A new study on the economics of climate change has found that global gross domestic product (GDP) will fall by around 7% by 2100 as a direct result of the climate emergency.
The ‘Long term macroeconomic effects of climate change: a cross-country analysis’ report, published in the National Bureau of Economic Research journal this week by researchers from the Universities of Cambridge and Southern California, Johns Hopkins University, National Tsing Hua University in Taiwan and the International Monetary Fund, draws on economic and meteorological data from 174 countries to determine the future economics of climate change worldwide. Its authors conclude that, in contrast to current prevailing economic theories positing that the most severe financial effects of climate change will hit predominantly hot and low income countries, the impact will be felt more or less equally in developed and cooler nations.
Dr Kamiar Mohaddes of Cambridge’s Faculty of Economics, a co-author of the study, said: “Whether cold snaps or heat waves, droughts, floods or natural disasters, all deviations of climate conditions from their historical norms have adverse economic effects. Without mitigation and adaptation policies, many countries are likely to experience sustained temperature increases relative to historical norms and suffer major income losses as a result. This holds for both rich and poor countries as well as hot and cold regions.
“Canada is warming up twice as fast as rest of the world. There are risks to its physical infrastructure, coastal and northern communities, human health and wellness, ecosystems and fisheries – all of which has a cost. The UK recently had its hottest day on record. Train tracks buckled, roads melted and thousands were stranded because it was out of the norm. Such events take an economic toll and will only become more frequent and severe without policies to address the threats of climate change.”
If the greenhouse gas emissions continue worldwide at the current rate, temperatures are projected to rise globally by four degrees Celsius by 2100. In this scenario, the study predicts a 10.5% fall in GDP in the USA, with national income losses of 13% in Canada and 12% in Switzerland. India, Japan and New Zealand will each lose 10% of GDP; Russia will lose 9%; and the UK’s GDP will fall by 4%. A variety of sectors including manufacturing, industry, tourism, trade and infrastructure will all suffer from the increasingly extreme weather events precipitated by climate change.
If the world’s nations adhere strictly to the terms of the Paris climate agreement on reducing emissions and slowing the rate of global heating, however, the study says the economic impacts will be correspondingly less dire; with Canada and the US both able to keep their GDP losses under 2%.
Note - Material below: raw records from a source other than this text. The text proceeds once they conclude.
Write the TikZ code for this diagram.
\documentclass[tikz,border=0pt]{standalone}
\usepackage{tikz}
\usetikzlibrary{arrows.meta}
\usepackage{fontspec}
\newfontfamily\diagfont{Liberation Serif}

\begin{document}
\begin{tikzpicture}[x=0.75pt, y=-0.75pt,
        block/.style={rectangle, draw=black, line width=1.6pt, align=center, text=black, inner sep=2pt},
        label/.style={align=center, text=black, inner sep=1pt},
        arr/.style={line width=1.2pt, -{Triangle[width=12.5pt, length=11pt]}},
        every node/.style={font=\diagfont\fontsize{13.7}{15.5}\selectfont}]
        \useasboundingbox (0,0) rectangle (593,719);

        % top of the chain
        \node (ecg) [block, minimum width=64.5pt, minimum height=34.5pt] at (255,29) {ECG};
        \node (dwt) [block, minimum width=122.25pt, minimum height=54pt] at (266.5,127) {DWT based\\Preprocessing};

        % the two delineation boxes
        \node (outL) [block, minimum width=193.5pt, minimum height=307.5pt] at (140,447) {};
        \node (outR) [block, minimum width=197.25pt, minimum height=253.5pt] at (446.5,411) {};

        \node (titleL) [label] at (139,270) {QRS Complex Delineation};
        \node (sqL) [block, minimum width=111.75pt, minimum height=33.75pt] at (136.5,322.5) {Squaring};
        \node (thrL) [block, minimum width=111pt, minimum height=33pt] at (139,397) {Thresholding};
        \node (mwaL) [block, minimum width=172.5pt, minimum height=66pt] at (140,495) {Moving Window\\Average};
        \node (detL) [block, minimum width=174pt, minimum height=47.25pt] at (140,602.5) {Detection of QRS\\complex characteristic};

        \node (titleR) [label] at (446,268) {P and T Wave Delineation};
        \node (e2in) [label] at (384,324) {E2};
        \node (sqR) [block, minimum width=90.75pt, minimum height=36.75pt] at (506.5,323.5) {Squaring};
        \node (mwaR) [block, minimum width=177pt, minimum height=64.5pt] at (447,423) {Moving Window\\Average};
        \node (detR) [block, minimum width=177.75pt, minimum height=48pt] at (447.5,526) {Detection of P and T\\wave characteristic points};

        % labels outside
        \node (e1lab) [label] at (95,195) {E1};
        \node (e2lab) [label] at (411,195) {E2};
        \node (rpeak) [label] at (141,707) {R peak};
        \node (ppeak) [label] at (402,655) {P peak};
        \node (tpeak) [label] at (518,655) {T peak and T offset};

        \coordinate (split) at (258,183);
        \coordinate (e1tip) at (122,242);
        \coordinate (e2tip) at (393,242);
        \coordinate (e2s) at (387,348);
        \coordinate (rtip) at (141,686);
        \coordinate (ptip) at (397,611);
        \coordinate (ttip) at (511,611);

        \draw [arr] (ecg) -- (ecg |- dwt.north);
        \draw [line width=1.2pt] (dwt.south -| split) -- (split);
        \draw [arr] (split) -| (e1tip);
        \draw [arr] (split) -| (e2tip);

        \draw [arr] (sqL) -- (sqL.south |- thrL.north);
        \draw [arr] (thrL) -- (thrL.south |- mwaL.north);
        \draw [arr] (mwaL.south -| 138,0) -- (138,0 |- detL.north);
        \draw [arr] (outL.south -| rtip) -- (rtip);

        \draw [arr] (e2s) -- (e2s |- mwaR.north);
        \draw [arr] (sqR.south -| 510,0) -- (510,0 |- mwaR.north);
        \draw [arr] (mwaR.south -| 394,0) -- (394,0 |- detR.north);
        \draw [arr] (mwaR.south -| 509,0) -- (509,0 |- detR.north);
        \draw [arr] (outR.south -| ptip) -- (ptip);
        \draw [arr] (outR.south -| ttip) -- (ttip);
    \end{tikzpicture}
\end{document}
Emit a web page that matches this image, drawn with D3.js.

Dr Mohaddes added: “The economics of climate change stretch far beyond the impact on growing crops. Heavy rainfall prevents mountain access for mining and affects commodity prices. Cold snaps raise heating bills and high street spending drops. Heatwaves cause transport networks to shut down. All these things add up. The idea that rich, temperate nations are economically immune to climate change, or could even double and triple their wealth as a result, just seems implausible.”